Exercise Set 2, Question 6

Here are the commands I used for this. A bit lacking on comments, sorry

T=5;
a=0.15;
b=0.1;
r=0.05;

M=5000;
N=1000;
h=T/N;

A=(a-b^2/2)*h;
B=b*sqrt(h);
Z=randn(M,N);

valueatend=zeros(M,2);   % results of the investment by the 2 strategies

for j=1:M

S=1;
F=0;     % F=0 implies that 75% profit has not yet been acheived 

for i=1:N
   S=S*exp(A+B*Z(j,i));
   if S>=1.75 & F==0
     F=S*exp(r*T*(1-i/N));
   end
end

if F==0
   F=S;
end

valueatend(j,1)=F;
valueatend(j,2)=S;

end

mean(valueatend(:,1))
mean(valueatend(:,2))
std(valueatend(:,1))
std(valueatend(:,2))

Answers (reproduced in several runs) gave the expected value of the "sell high" strategy to be about 1.83 and the expected value of the "hold 5 years" strategy to be about 2.12 (the exact value for this, from question 3, is exp(0.75)=2.1170).

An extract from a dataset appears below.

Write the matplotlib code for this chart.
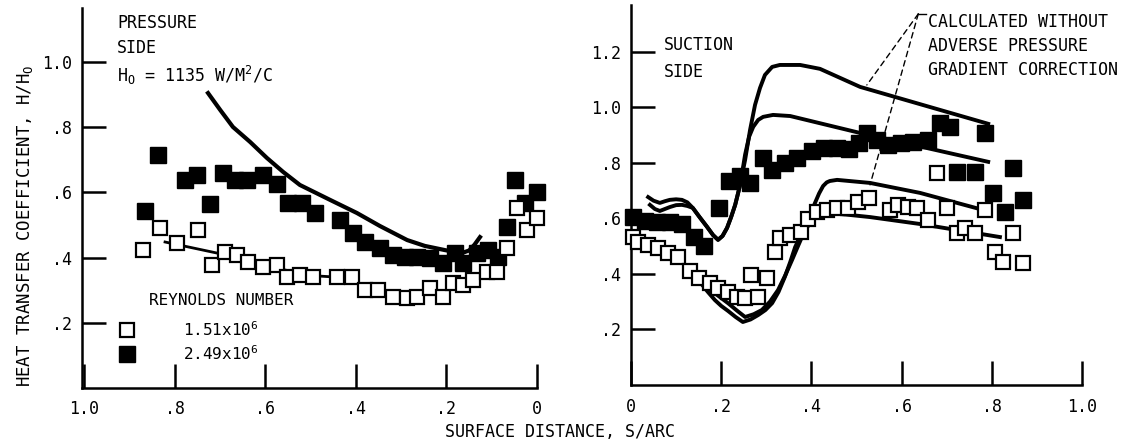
import numpy as np
import matplotlib.pyplot as plt

plt.rcParams['font.family'] = 'DejaVu Sans Mono'
plt.rcParams['mathtext.fontset'] = 'custom'
plt.rcParams['mathtext.rm'] = 'DejaVu Sans Mono'

# ---- pressure side (left), x is S/arc measured from leading edge ----
ps_low_x = [0.871, 0.833, 0.796, 0.749, 0.718, 0.690, 0.663, 0.639, 0.606, 0.575,
            0.552, 0.524, 0.495, 0.442, 0.409, 0.380, 0.351, 0.318, 0.287, 0.265,
            0.236, 0.208, 0.186, 0.164, 0.141, 0.110, 0.088, 0.066, 0.044, 0.022, 0.0]
ps_low_y = [0.423, 0.491, 0.445, 0.485, 0.377, 0.417, 0.408, 0.387, 0.371, 0.377,
            0.340, 0.347, 0.340, 0.340, 0.340, 0.301, 0.301, 0.279, 0.276, 0.279,
            0.307, 0.279, 0.322, 0.316, 0.331, 0.356, 0.356, 0.429, 0.552, 0.485, 0.521]

ps_high_x = [0.866, 0.838, 0.778, 0.751, 0.723, 0.694, 0.667, 0.641, 0.606, 0.575,
             0.550, 0.519, 0.491, 0.435, 0.407, 0.380, 0.347, 0.318, 0.292, 0.265,
             0.236, 0.208, 0.181, 0.164, 0.133, 0.108, 0.086, 0.066, 0.049, 0.027, 0.0]
ps_high_y = [0.543, 0.715, 0.638, 0.653, 0.564, 0.660, 0.638, 0.638, 0.653, 0.626,
             0.567, 0.567, 0.537, 0.515, 0.475, 0.448, 0.429, 0.408, 0.402, 0.402,
             0.399, 0.383, 0.414, 0.383, 0.414, 0.423, 0.402, 0.494, 0.638, 0.567, 0.601]

ps_calc_x = [0.727, 0.700, 0.672, 0.634, 0.597, 0.561, 0.524, 0.457, 0.398, 0.347,
             0.287, 0.248, 0.203, 0.180, 0.166, 0.150, 0.138, 0.126]
ps_calc_y = [0.905, 0.853, 0.801, 0.755, 0.706, 0.663, 0.623, 0.577, 0.537, 0.497,
             0.454, 0.436, 0.423, 0.417, 0.414, 0.422, 0.440, 0.463]

ps_fit_x = [0.822, 0.707, 0.60, 0.50, 0.44]
ps_fit_y = [0.448, 0.414, 0.375, 0.345, 0.340]

# ---- suction side (right) ----
ss_low_x = [0.005, 0.016, 0.038, 0.060, 0.082, 0.104, 0.131, 0.151, 0.175, 0.193,
            0.215, 0.235, 0.253, 0.282, 0.266, 0.302, 0.319, 0.330, 0.353, 0.377,
            0.392, 0.412, 0.435, 0.457, 0.481, 0.503, 0.528, 0.574, 0.592, 0.614,
            0.634, 0.659, 0.678, 0.701, 0.723, 0.741, 0.763, 0.785, 0.807, 0.825,
            0.847, 0.869]
ss_low_y = [0.533, 0.515, 0.505, 0.494, 0.476, 0.461, 0.411, 0.386, 0.368, 0.350,
            0.335, 0.317, 0.314, 0.317, 0.396, 0.386, 0.479, 0.530, 0.541, 0.551,
            0.598, 0.623, 0.631, 0.638, 0.638, 0.659, 0.674, 0.631, 0.649, 0.641,
            0.638, 0.595, 0.764, 0.638, 0.548, 0.566, 0.548, 0.631, 0.479, 0.443,
            0.548, 0.440]

ss_high_x = [0.004, 0.031, 0.058, 0.086, 0.113, 0.140, 0.162, 0.195, 0.217, 0.242,
             0.264, 0.293, 0.313, 0.341, 0.368, 0.401, 0.428, 0.457, 0.483, 0.506,
             0.523, 0.545, 0.570, 0.599, 0.625, 0.659, 0.685, 0.707, 0.723, 0.763,
             0.785, 0.803, 0.829, 0.847, 0.869]
ss_high_y = [0.605, 0.591, 0.587, 0.587, 0.580, 0.533, 0.501, 0.638, 0.735, 0.753,
             0.728, 0.818, 0.775, 0.800, 0.818, 0.843, 0.854, 0.854, 0.850, 0.872,
             0.908, 0.883, 0.865, 0.872, 0.876, 0.883, 0.944, 0.930, 0.768, 0.768,
             0.908, 0.692, 0.623, 0.782, 0.667]

# calculated without adverse pressure gradient correction
ss_nocorr_a_x = [0.038, 0.050, 0.064, 0.075, 0.086, 0.100, 0.113, 0.125, 0.137, 0.152,
                 0.169, 0.182, 0.193, 0.203, 0.213, 0.222, 0.231, 0.242, 0.253, 0.264,
                 0.275, 0.286, 0.297, 0.313, 0.330, 0.375, 0.419, 0.508, 0.792]
ss_nocorr_a_y = [0.677, 0.664, 0.656, 0.662, 0.667, 0.669, 0.667, 0.658, 0.638, 0.605,
                 0.569, 0.540, 0.523, 0.537, 0.566, 0.605, 0.649, 0.721, 0.811, 0.919,
                 1.009, 1.070, 1.117, 1.146, 1.153, 1.153, 1.139, 1.074, 0.941]
ss_nocorr_b_x = [0.042, 0.053, 0.064, 0.075, 0.086, 0.100, 0.113, 0.125, 0.137, 0.152,
                 0.169, 0.182, 0.193, 0.203, 0.213, 0.222, 0.231, 0.242, 0.253, 0.262,
                 0.271, 0.282, 0.293, 0.315, 0.353, 0.508, 0.792]
ss_nocorr_b_y = [0.649, 0.634, 0.627, 0.634, 0.641, 0.648, 0.649, 0.645, 0.638, 0.605,
                 0.569, 0.540, 0.523, 0.537, 0.566, 0.605, 0.649, 0.721, 0.830, 0.895,
                 0.930, 0.955, 0.966, 0.973, 0.969, 0.908, 0.804]

# calculated with correction
ss_corr_a_x = [0.153, 0.170, 0.186, 0.200, 0.215, 0.232, 0.248, 0.265, 0.282, 0.298,
               0.313, 0.327, 0.341, 0.353, 0.364, 0.375, 0.386, 0.397, 0.408, 0.417,
               0.426, 0.434, 0.441, 0.457, 0.530, 0.641, 0.780]
ss_corr_a_y = [0.371, 0.336, 0.306, 0.285, 0.267, 0.245, 0.227, 0.236, 0.252, 0.270,
               0.295, 0.335, 0.389, 0.443, 0.497, 0.535, 0.569, 0.612, 0.656, 0.690,
               0.717, 0.730, 0.735, 0.739, 0.728, 0.692, 0.631]
ss_corr_b_x = [0.160, 0.188, 0.215, 0.235, 0.253, 0.272, 0.290, 0.308, 0.326, 0.342,
               0.357, 0.368, 0.379, 0.390, 0.401, 0.412, 0.424, 0.530, 0.641, 0.818]
ss_corr_b_y = [0.364, 0.328, 0.295, 0.268, 0.245, 0.255, 0.270, 0.300, 0.342, 0.395,
               0.450, 0.492, 0.533, 0.566, 0.595, 0.612, 0.623, 0.605, 0.580, 0.533]

fig = plt.figure(figsize=(11.24, 4.47), dpi=100)
W, H = 1124, 447
ax1 = fig.add_axes([82 / W, (H - 388) / H, 455 / W, 380 / H])
ax2 = fig.add_axes([631 / W, (H - 385) / H, 451 / W, 380 / H])

open_kw = dict(ls='none', marker='s', ms=10, mfc='white', mec='black', mew=1.6,
               zorder=4, clip_on=False)
fill_kw = dict(ls='none', marker='s', ms=11, mfc='black', mec='black', mew=1,
               zorder=3, clip_on=False)

# left panel
ax1.plot(ps_calc_x, ps_calc_y, color='black', lw=3, zorder=2, solid_joinstyle='round')
ax1.plot(ps_fit_x, ps_fit_y, color='black', lw=2, zorder=2)
h_open, = ax1.plot(ps_low_x, ps_low_y, **open_kw)
h_fill, = ax1.plot(ps_high_x, ps_high_y, **fill_kw)

# right panel
for xs, ys in [(ss_nocorr_a_x, ss_nocorr_a_y), (ss_nocorr_b_x, ss_nocorr_b_y),
               (ss_corr_a_x, ss_corr_a_y), (ss_corr_b_x, ss_corr_b_y)]:
    ax2.plot(xs, ys, color='black', lw=2.8, zorder=2, solid_joinstyle='round')
ax2.plot(ss_low_x, ss_low_y, **open_kw)
ax2.plot(ss_high_x, ss_high_y, **fill_kw)

for ax in (ax1, ax2):
    for s in ('top', 'right'):
        ax.spines[s].set_visible(False)
    for s in ('left', 'bottom'):
        ax.spines[s].set_linewidth(1.8)
    ax.tick_params(direction='in', length=17, width=1.8, labelsize=12)
    ax.tick_params(axis='y', pad=7)
    ax.tick_params(axis='x', pad=9)

ax1.set_xlim(1.0055, 0)
ax1.set_ylim(0, 1.166)
ax1.set_xticks([1.0, 0.8, 0.6, 0.4, 0.2, 0.0])
ax1.set_xticklabels(['1.0', '.8', '.6', '.4', '.2', '0'])
ax1.set_yticks([0.2, 0.4, 0.6, 0.8, 1.0])
ax1.set_yticklabels(['.2', '.4', '.6', '.8', '1.0'])

ax2.set_xlim(0, 1.0)
ax2.set_ylim(0, 1.369)
ax2.set_xticks([0.0, 0.2, 0.4, 0.6, 0.8, 1.0])
ax2.set_xticklabels(['0', '.2', '.4', '.6', '.8', '1.0'])
ax2.set_yticks([0.2, 0.4, 0.6, 0.8, 1.0, 1.2])
ax2.set_yticklabels(['.2', '.4', '.6', '.8', '1.0', '1.2'])

# texts
ax1.text(0.928, 1.12, 'PRESSURE', fontsize=12, va='center', ha='left')
ax1.text(0.928, 1.043, 'SIDE', fontsize=12, va='center', ha='left')
ax1.text(0.928, 0.96, 'H$_\\mathregular{O}$ = 1135 W/M$^\\mathregular{2}$/C',
         fontsize=12, va='center', ha='left')
ax1.text(0.857, 0.268, 'REYNOLDS NUMBER', fontsize=11.5, va='center', ha='left')
ax1.legend([h_open, h_fill],
           ['1.51x10$^\\mathregular{6}$', '2.49x10$^\\mathregular{6}$'],
           loc='upper left', bbox_to_anchor=(119 / W, 1 - 320 / H),
           bbox_transform=fig.transFigure, frameon=False, fontsize=11.5,
           handlelength=1.0, handletextpad=3.0, labelspacing=0.35,
           borderpad=0, borderaxespad=0)

ax2.text(0.073, 1.225, 'SUCTION', fontsize=12, va='center', ha='left')
ax2.text(0.073, 1.128, 'SIDE', fontsize=12, va='center', ha='left')
ax2.text(0.659, 1.341, 'CALCULATED WITHOUT\nADVERSE PRESSURE\nGRADIENT CORRECTION',
         fontsize=12, va='top', ha='left', linespacing=1.45, clip_on=False)
for end in [(0.523, 1.081), (0.530, 0.721)]:
    ax2.annotate('', xy=end, xytext=(0.637, 1.337),
                 arrowprops=dict(arrowstyle='-', linestyle=(0, (4, 3)), lw=1,
                                 color='black', shrinkA=0, shrinkB=0),
                 annotation_clip=False)
ax2.plot([0.637, 0.655], [1.337, 1.337], color='black', lw=1, clip_on=False)

fig.text(560 / W, 1 - 432 / H, 'SURFACE DISTANCE, S/ARC', fontsize=12,
         ha='center', va='center')
fig.text(25 / W, 1 - 226 / H, 'HEAT TRANSFER COEFFICIENT, H/H$_\\mathregular{O}$',
         fontsize=12.5, rotation=90, ha='center', va='center')

fig.savefig('out.png', dpi=100)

BUT the standard deviation of the first strategy is only about 0.18 while for the second strategy it is 0.48. Thus, as usual in these things, the "cost" of a strategy with a high average return is high risk. It is interesting to look at the distributions of the returns from the 2 strategies, beyond just their means and variances, to decide what is relevant for an investment decision.